El nombre, por tanto. La importancia del nombre. El lenguaje crea el mundo, y no al revés, como pudiera parecer. Lo que no tiene nombre no existe. Siempre se me ocurre primero el título de la cosa, y luego la hago. Y bajo ese nombre, todo se va ensamblando como si hubiera pronunciado un conjuro, es el nombre que he dado el que va marcando la estética y la coherencia, la velocidad, la luz, el tono, el gesto. Cuando emprendo algo que no tiene aún título, nombre, sé que está abocado al fracaso. Efectivamente, algunos días o semanas después acaba derrotado en la papelera.

El nombre. Se me hace tan evidente ahora que Castells sabía de su poder. Otoño en la Península de Arp, Bodas del Agua, Miniatura, Selene, La sonrisa del mudo, Sombra runaEl vuelo de las aves hacia Ubu, Agonías y muerte del último duque de Portland, Equador. Todos aquellos títulos ya por sí solos son capaces de construir un mundo. Tanto es así que a Pedro, a Miguel Ángel y a mí nos fascinaba leer esos títulos una y otra vez en los fragmentos del diario de Castells que llegaron hasta nosotros en no recuerdo qué revista, imaginando qué dibujos, qué historias o no-historias contenían misteriosamente aquellos nombres. Fue la tercera lección de Ricard.

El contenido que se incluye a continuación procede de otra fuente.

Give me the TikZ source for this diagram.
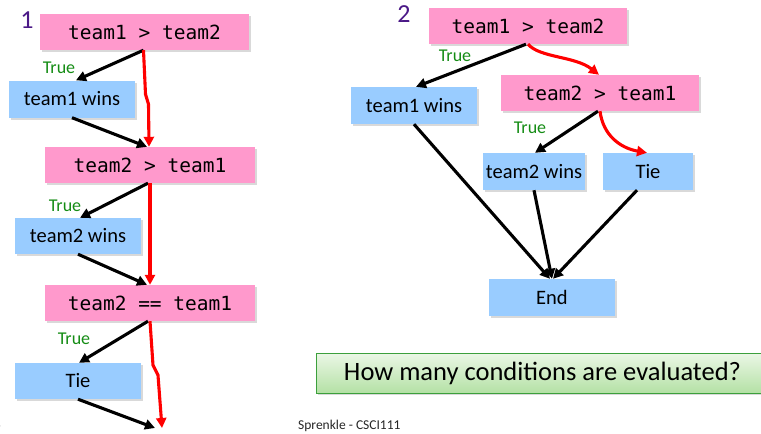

Ahora, casi temo leer todas esas historias que han ido publicándose al fin como, en este caso, Equador. Pareciera que el mago te cuenta el truco, que el poeta te explica el poema. Casi temo leerlas, ya digo, mirar sus dibujos, no sea que ocurra como en los sueños, cuando te parece ver por la calle a la muchacha que amas y que habías perdido, te acercas, la llamas, se vuelve y no es ella.